Restate the material word for word and leave out anything that is a picture.

■ Recorded information
☆ ☆ ☆ ☆ ☆ ☆ ☆

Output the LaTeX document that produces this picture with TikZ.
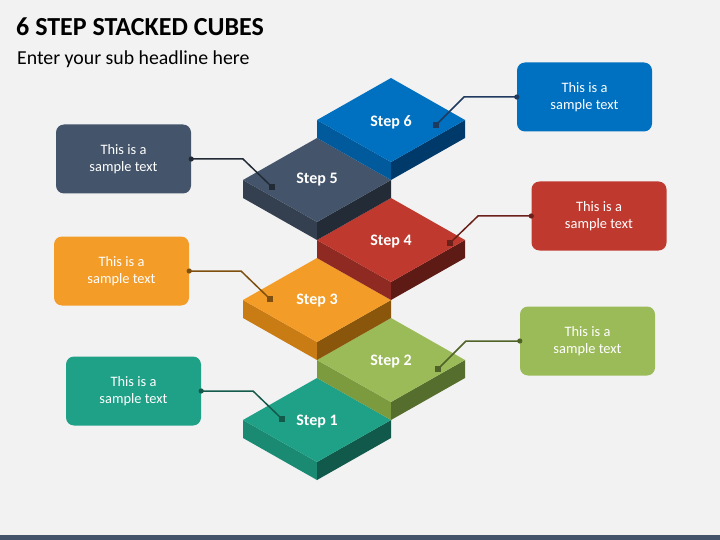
\documentclass[tikz,border=0pt]{standalone}
\usepackage{fontspec}
\setmainfont{Carlito}
\definecolor{bg}{HTML}{F2F2F2}
\definecolor{bar}{HTML}{44546A}
\definecolor{tA}{HTML}{1FA187}\definecolor{lA}{HTML}{1A8A72}\definecolor{rA}{HTML}{11594A}\definecolor{cA}{HTML}{145A4B}
\definecolor{tB}{HTML}{9BBB59}\definecolor{lB}{HTML}{7C9A3E}\definecolor{rB}{HTML}{566E2D}\definecolor{cB}{HTML}{4F6228}
\definecolor{tC}{HTML}{F39C28}\definecolor{lC}{HTML}{C97C14}\definecolor{rC}{HTML}{8A560C}\definecolor{cC}{HTML}{7F4F10}
\definecolor{tD}{HTML}{C0392F}\definecolor{lD}{HTML}{8E2A22}\definecolor{rD}{HTML}{5E1B16}\definecolor{cD}{HTML}{6B201A}
\definecolor{tE}{HTML}{44546A}\definecolor{lE}{HTML}{343F4F}\definecolor{rE}{HTML}{232B36}\definecolor{cE}{HTML}{222A35}
\definecolor{tF}{HTML}{0070C0}\definecolor{lF}{HTML}{005A9C}\definecolor{rF}{HTML}{003A6B}\definecolor{cF}{HTML}{1F3A5F}
\newcommand\stcube[5]{%
  \fill[#4] (#1-74,#2) -- (#1,#2+42) -- (#1,#2+60) -- (#1-74,#2+18) -- cycle;
  \fill[#5] (#1,#2+42) -- (#1+74,#2) -- (#1+74,#2+18) -- (#1,#2+60) -- cycle;
  \fill[#3] (#1-74,#2) -- (#1,#2-42) -- (#1+74,#2) -- (#1,#2+42) -- cycle;
}
\tikzset{
  boxst/.style={rounded corners=8pt, minimum width=135pt, minimum height=69pt, text=white,
    align=center, font=\fontsize{14.4}{17}\selectfont, inner sep=0pt},
  steplab/.style={text=white, anchor=base, inner sep=0pt, font=\bfseries\fontsize{16}{19}\selectfont},
  conn/.style={line width=1.5pt},
}
\newcommand\stconn[4]{% box, knee, end, colour
  \draw[conn,draw=#4] (#1) -- (#2) -- (#3);
  \fill[#4] (#1) circle (2.6);
  \fill[#4] ($(#3)+(-2.6,-2.6)$) rectangle ($(#3)+(2.6,2.6)$);
}
\usetikzlibrary{calc}
\begin{document}
\begin{tikzpicture}[x=1pt,y=-1pt]
\fill[bg] (0,0) rectangle (720,540);
\useasboundingbox (0,0) rectangle (720,540);
\fill[bar] (0,535) rectangle (720,540);
\node[anchor=base west, inner sep=0pt] (title) at (16,36) {\bfseries\fontsize{26}{30}\selectfont 6 STEP STACKED CUBES};
\node[anchor=base west, inner sep=0pt] (sub) at (17,65) {\fontsize{19.8}{23}\selectfont Enter your sub headline here};
% cubes
\stcube{317}{420}{tA}{lA}{rA}
\stcube{391}{360}{tB}{lB}{rB}
\stcube{317}{300}{tC}{lC}{rC}
\stcube{391}{240}{tD}{lD}{rD}
\stcube{317}{180}{tE}{lE}{rE}
\stcube{391}{120}{tF}{lF}{rF}
% boxes
\node[boxst, fill=tA] (b1) at (133.5,391) {This is a\\sample text};
\node[boxst, fill=tB] (b2) at (587.5,341) {This is a\\sample text};
\node[boxst, fill=tC] (b3) at (121.5,271) {This is a\\sample text};
\node[boxst, fill=tD] (b4) at (599,216) {This is a\\sample text};
\node[boxst, fill=tE] (b5) at (123.5,159) {This is a\\sample text};
\node[boxst, fill=tF] (b6) at (584.5,97) {This is a\\sample text};
% connector points
\coordinate (k1) at (253,391); \coordinate (e1) at (282,419);
\coordinate (k2) at (466,341); \coordinate (e2) at (438,369);
\coordinate (k3) at (241,271); \coordinate (e3) at (270,299);
\coordinate (k4) at (478,216); \coordinate (e4) at (450,243);
\coordinate (k5) at (243,159); \coordinate (e5) at (272,187);
\coordinate (k6) at (464,97);  \coordinate (e6) at (436,125);
\stconn{b1.east}{k1}{e1}{cA}
\stconn{b2.west}{k2}{e2}{cB}
\stconn{b3.east}{k3}{e3}{cC}
\stconn{b4.west}{k4}{e4}{cD}
\stconn{b5.east}{k5}{e5}{cE}
\stconn{b6.west}{k6}{e6}{cF}
% step labels
\node[steplab] (s1) at (317,425) {Step 1};
\node[steplab] (s2) at (391,365) {Step 2};
\node[steplab] (s3) at (317,304.5) {Step 3};
\node[steplab] (s4) at (391,245.5) {Step 4};
\node[steplab] (s5) at (317,184) {Step 5};
\node[steplab] (s6) at (391,126.5) {Step 6};
\end{tikzpicture}
\end{document}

☆ ☆ ☆ ☆ ☆ ☆ ☆

■ Task response
Output the LaTeX document that produces this picture with TikZ.
\documentclass[tikz,border=0pt]{standalone}
\usepackage{fontspec}
\setmainfont{Carlito}
\definecolor{bg}{HTML}{F2F2F2}
\definecolor{bar}{HTML}{44546A}
\definecolor{tA}{HTML}{1FA187}\definecolor{lA}{HTML}{1A8A72}\definecolor{rA}{HTML}{11594A}\definecolor{cA}{HTML}{145A4B}
\definecolor{tB}{HTML}{9BBB59}\definecolor{lB}{HTML}{7C9A3E}\definecolor{rB}{HTML}{566E2D}\definecolor{cB}{HTML}{4F6228}
\definecolor{tC}{HTML}{F39C28}\definecolor{lC}{HTML}{C97C14}\definecolor{rC}{HTML}{8A560C}\definecolor{cC}{HTML}{7F4F10}
\definecolor{tD}{HTML}{C0392F}\definecolor{lD}{HTML}{8E2A22}\definecolor{rD}{HTML}{5E1B16}\definecolor{cD}{HTML}{6B201A}
\definecolor{tE}{HTML}{44546A}\definecolor{lE}{HTML}{343F4F}\definecolor{rE}{HTML}{232B36}\definecolor{cE}{HTML}{222A35}
\definecolor{tF}{HTML}{0070C0}\definecolor{lF}{HTML}{005A9C}\definecolor{rF}{HTML}{003A6B}\definecolor{cF}{HTML}{1F3A5F}
\newcommand\stcube[5]{%
  \fill[#4] (#1-74,#2) -- (#1,#2+42) -- (#1,#2+60) -- (#1-74,#2+18) -- cycle;
  \fill[#5] (#1,#2+42) -- (#1+74,#2) -- (#1+74,#2+18) -- (#1,#2+60) -- cycle;
  \fill[#3] (#1-74,#2) -- (#1,#2-42) -- (#1+74,#2) -- (#1,#2+42) -- cycle;
}
\tikzset{
  boxst/.style={rounded corners=8pt, minimum width=135pt, minimum height=69pt, text=white,
    align=center, font=\fontsize{14.4}{17}\selectfont, inner sep=0pt},
  steplab/.style={text=white, anchor=base, inner sep=0pt, font=\bfseries\fontsize{16}{19}\selectfont},
  conn/.style={line width=1.5pt},
}
\newcommand\stconn[4]{% box, knee, end, colour
  \draw[conn,draw=#4] (#1) -- (#2) -- (#3);
  \fill[#4] (#1) circle (2.6);
  \fill[#4] ($(#3)+(-2.6,-2.6)$) rectangle ($(#3)+(2.6,2.6)$);
}
\usetikzlibrary{calc}
\begin{document}
\begin{tikzpicture}[x=1pt,y=-1pt]
\fill[bg] (0,0) rectangle (720,540);
\useasboundingbox (0,0) rectangle (720,540);
\fill[bar] (0,535) rectangle (720,540);
\node[anchor=base west, inner sep=0pt] (title) at (16,36) {\bfseries\fontsize{26}{30}\selectfont 6 STEP STACKED CUBES};
\node[anchor=base west, inner sep=0pt] (sub) at (17,65) {\fontsize{19.8}{23}\selectfont Enter your sub headline here};
% cubes
\stcube{317}{420}{tA}{lA}{rA}
\stcube{391}{360}{tB}{lB}{rB}
\stcube{317}{300}{tC}{lC}{rC}
\stcube{391}{240}{tD}{lD}{rD}
\stcube{317}{180}{tE}{lE}{rE}
\stcube{391}{120}{tF}{lF}{rF}
% boxes
\node[boxst, fill=tA] (b1) at (133.5,391) {This is a\\sample text};
\node[boxst, fill=tB] (b2) at (587.5,341) {This is a\\sample text};
\node[boxst, fill=tC] (b3) at (121.5,271) {This is a\\sample text};
\node[boxst, fill=tD] (b4) at (599,216) {This is a\\sample text};
\node[boxst, fill=tE] (b5) at (123.5,159) {This is a\\sample text};
\node[boxst, fill=tF] (b6) at (584.5,97) {This is a\\sample text};
% connector points
\coordinate (k1) at (253,391); \coordinate (e1) at (282,419);
\coordinate (k2) at (466,341); \coordinate (e2) at (438,369);
\coordinate (k3) at (241,271); \coordinate (e3) at (270,299);
\coordinate (k4) at (478,216); \coordinate (e4) at (450,243);
\coordinate (k5) at (243,159); \coordinate (e5) at (272,187);
\coordinate (k6) at (464,97);  \coordinate (e6) at (436,125);
\stconn{b1.east}{k1}{e1}{cA}
\stconn{b2.west}{k2}{e2}{cB}
\stconn{b3.east}{k3}{e3}{cC}
\stconn{b4.west}{k4}{e4}{cD}
\stconn{b5.east}{k5}{e5}{cE}
\stconn{b6.west}{k6}{e6}{cF}
% step labels
\node[steplab] (s1) at (317,425) {Step 1};
\node[steplab] (s2) at (391,365) {Step 2};
\node[steplab] (s3) at (317,304.5) {Step 3};
\node[steplab] (s4) at (391,245.5) {Step 4};
\node[steplab] (s5) at (317,184) {Step 5};
\node[steplab] (s6) at (391,126.5) {Step 6};
\end{tikzpicture}
\end{document}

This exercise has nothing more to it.